Pavillon Julienne #2
Je me suis donc rendue au 20 rue Lebrun, petit immeuble de deux étages en pierre de Paris sans aucune qualité particulière. La porte vitrée laissait entrevoir un jardin entouré d'autres immeubles de différentes hauteurs. J'ai appuyé sur le bouton d'un interphone isolé, sans nom, et il m'a été répondu immédiatement par un aimable petit bip de bienvenue. Je suis entrée. A gauche de la cour, j'ai découvert un chantier. En lieu et place du pavillon de chasse, une folie à mascaron, une rotonde avec deux ailes. Le petit panneau d'information en forme de rame installé par les services culturels de la ville de Paris m'apprendra que ce qui est hâtivement intitulé la "folie du treizième " est "l'unique survivante dans le 13e arrondissement des demeures de plaisance du XVIIIe siècle. Construite en 1727 et vendue en 1767."
Sans doute une folie construite par Jean de Julienne, directeur de la manufacture des Gobelins, ami et protecteur de Watteau et grand collectionneur.
A demie bredouille mais tout de même comblée par cette surprise, je repars vers la manufacture des Gobelins et longe la rue du même nom. Le n°3 semble ancien, un vieux monsieur ouvre la porte je m'engage derrière lui dans une belle cour à l'atmosphère pragoise. A l'escalier C, une impressionnante volée de marches. De la fenêtre du deuxième étage, rien qui ressemble au pavillon de chasse, juste un aperçu de l'orangerie du même Jean de Julienne. Huysmans l'a ainsi décrite dans un court texte intitulé La Bièvre, de 1914.

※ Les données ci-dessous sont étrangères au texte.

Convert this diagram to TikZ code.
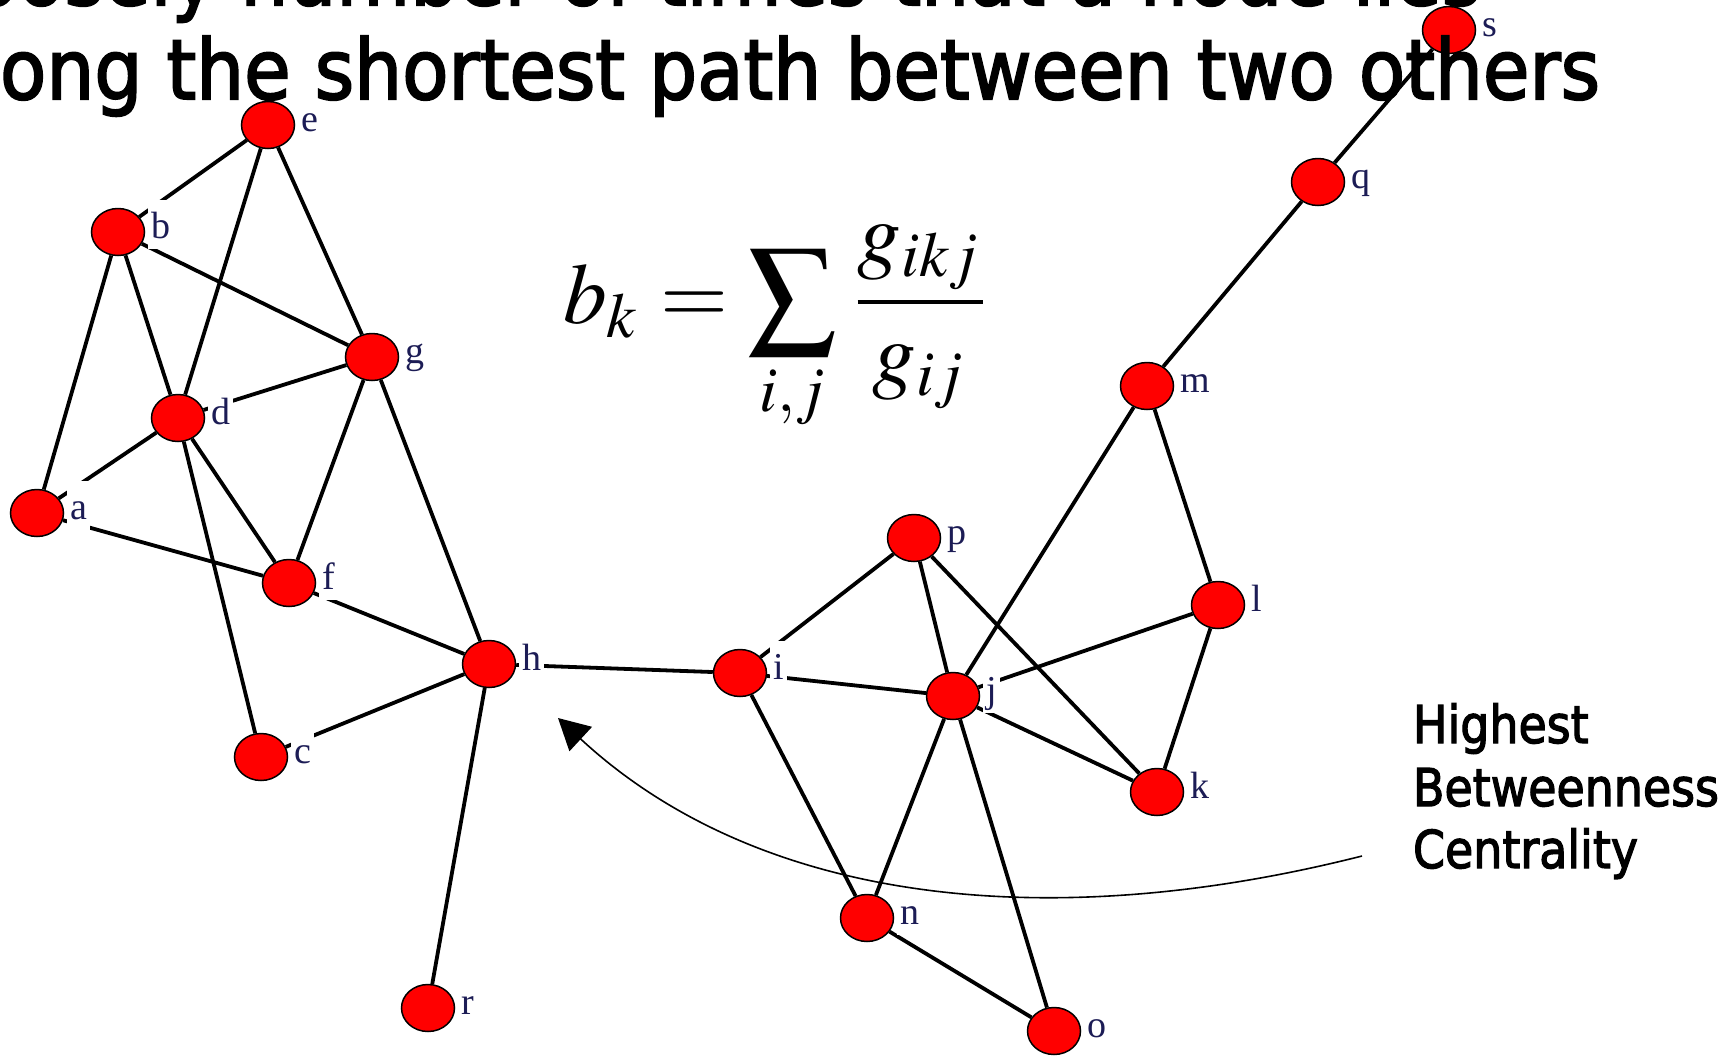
\documentclass[tikz,border=0pt]{standalone}
\usepackage{mathptmx}
\usepackage[no-math]{fontspec}
\usepackage{graphicx}
\usetikzlibrary{shapes.geometric,arrows.meta}
\newfontfamily\comicf[FakeBold=2.5]{DejaVu Sans}
\newfontfamily\lblf{Liberation Serif}
\definecolor{nodered}{RGB}{255,0,0}
\definecolor{lblcol}{RGB}{28,28,85}
\newsavebox\titlebox
\newsavebox\sidebox
\pgfdeclarelayer{bg}
\pgfsetlayers{bg,main}
\begin{document}
\sbox\titlebox{\comicf\fontsize{20pt}{24pt}\selectfont ong the shortest path between two others}%
\sbox\sidebox{\comicf\fontsize{20pt}{24pt}\selectfont Betweenness}%
\pgfmathsetmacro\tsx{1600/\the\wd\titlebox}%
\pgfmathsetmacro\tsy{63/\the\ht\titlebox}%
\pgfmathsetmacro\ssx{306/\the\wd\sidebox}%
\pgfmathsetmacro\ssy{38/\the\ht\sidebox}%
\begin{tikzpicture}[x=1pt,y=-1pt,
  vtx/.style={ellipse, draw=black, line width=1.5pt, fill=nodered,
    minimum width=53pt, minimum height=47pt, inner sep=0pt},
  lbl/.style={anchor=base west, fill=white, text=lblcol,
    font=\lblf\fontsize{38pt}{40pt}\selectfont,
    inner xsep=3pt, inner ysep=3.5pt, text height=35pt, text depth=7pt},
  link/.style={line width=3.8pt, draw=black},
  pointer/.style={line width=1.6pt, draw=black, -{Triangle[length=31pt,width=33pt]}},
  plain/.style={inner sep=0pt, outer sep=0pt}]
\useasboundingbox (0,0) rectangle (1730,1058);
\clip (0,0) rectangle (1730,1058);
\begin{pgfonlayer}{bg}
  \fill[white] (0,0) rectangle (1730,1058);
\end{pgfonlayer}
% vertices and their labels
\foreach \n/\x/\y in {a/37/513, b/118/232, c/261/757, d/178/418, e/268/125,
  f/289/583, g/372/357, h/489/664, i/740/673, j/953/696, k/1157/792,
  l/1218/605, m/1147/386, n/867/918, o/1054/1031, p/914/538, q/1318/182,
  r/428/1008, s/1449/30}{
  \node[vtx] (\n) at (\x,\y) {};
  \node[lbl] (\n-lab) at (\x+30,\y+6) {\n};
}
% edges
\begin{pgfonlayer}{bg}
\foreach \u/\v in {e/b,e/d,e/g,b/g,b/d,b/a,d/g,d/a,d/f,d/c,g/f,g/h,a/f,f/h,c/h,
  h/r,h/i,i/p,i/j,i/n,p/j,p/k,j/m,j/l,j/k,j/n,j/o,n/o,m/l,l/k,m/q,q/s}
  \draw[link] (\u) -- (\v);
\end{pgfonlayer}
% formula
\node[plain, anchor=north west] (formula) at (563,225)
  {\resizebox*{430pt}{208pt}{$\displaystyle b_k=\sum_{i,j}\frac{g_{ikj}}{g_{ij}}$}};
% side text
\node[plain, anchor=base west] (side1) at (1413,743)
  {\scalebox{\ssx}[\ssy]{\comicf\fontsize{20pt}{24pt}\selectfont Highest}};
\node[plain, anchor=base west] (side2) at (1413,806)
  {\scalebox{\ssx}[\ssy]{\comicf\fontsize{20pt}{24pt}\selectfont Betweenness}};
\node[plain, anchor=base west] (side3) at (1413,868)
  {\scalebox{\ssx}[\ssy]{\comicf\fontsize{20pt}{24pt}\selectfont Centrality}};
% arrow
\coordinate (arrS) at (1362,856);
\coordinate (arrE) at (558,718);
\draw[pointer] (arrS) .. controls (1050,935) and (760,905) .. (arrE);
% title (clipped at the top of the page)
\node[plain, anchor=base east] (title1) at (1481,5)
  {\scalebox{\tsx}[\tsy]{\comicf\fontsize{20pt}{24pt}\selectfont Loosely number of times that a node lies}};
\node[plain, anchor=base east] (title2) at (1600,99)
  {\scalebox{\tsx}[\tsy]{\comicf\fontsize{20pt}{24pt}\selectfont\llap{al}ong the shortest path between two others}};
\end{tikzpicture}
\end{document}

"Ici, la scène change ; le décor d’une misère abjecte s’effondre, et un coin de vieille ville, solennelle et sombre, surgit à deux pas des avenues modernes. La rue arbore d’anciens hôtels, convertis en fabriques, mais dont le seigneurial aspect persiste. Au numéro 3, une porte cochère, énorme et trapue, aux vantaux martelés de clous, donne accès dans une vaste cour où de hautes fenêtres évoquent les fastueux salons du temps jadis. C’est l’hôtel du marquis de Mascarini, maintenant encombré par des camions ; des marchands de chaussures, des teinturiers, des apprêteurs, ont mué les boudoirs en bureaux de commande et de caisse ; l’absorption du noble passé par la roturière richesse du temps présent est accomplie. Les millionnaires de la halle aux cuirs occupent en maîtres ces hôtels entourés de jardins verts et galonnés d’un ruban noir par la Bièvre. Plus loin, sur le boulevard d’Italie, par-dessus un petit mur, l’on peut plonger dans ces promenades semées de boulingrins et de corbeilles, entourées de buis, taillées dans le goût vieillot des parcs auliques."
Plus loin, au n°19, je me consolerai avec cette cour, ces fenêtres à meneaux et un escalier à vis monté autour d'un fût de chêne.
Rentrée chez moi, j'apprendrai après de patientes recherches que le pavillon de Julienne a été "démonté dans les années 1960 pour une extension de la Manufacture des Gobelins" et que "ses pierres seraient encore par terre le long du Mobilier National". Une carte postale du début du XXe siècle indique qu'il se situait 3 bis ruelle des Gobelins, aujourd'hui partiellement remplacée par la rue berbier du mets.
Qu'il puisse figurer encore dans l'inventaire des monuments historiques, à une adresse erronée, est un grand mystère. La base Mérimée recenserait-elle d'autres monuments fantômes, glissés dans les interstices de l'espace-temps ? A dire vrai, cette idée n'est pas sans charme.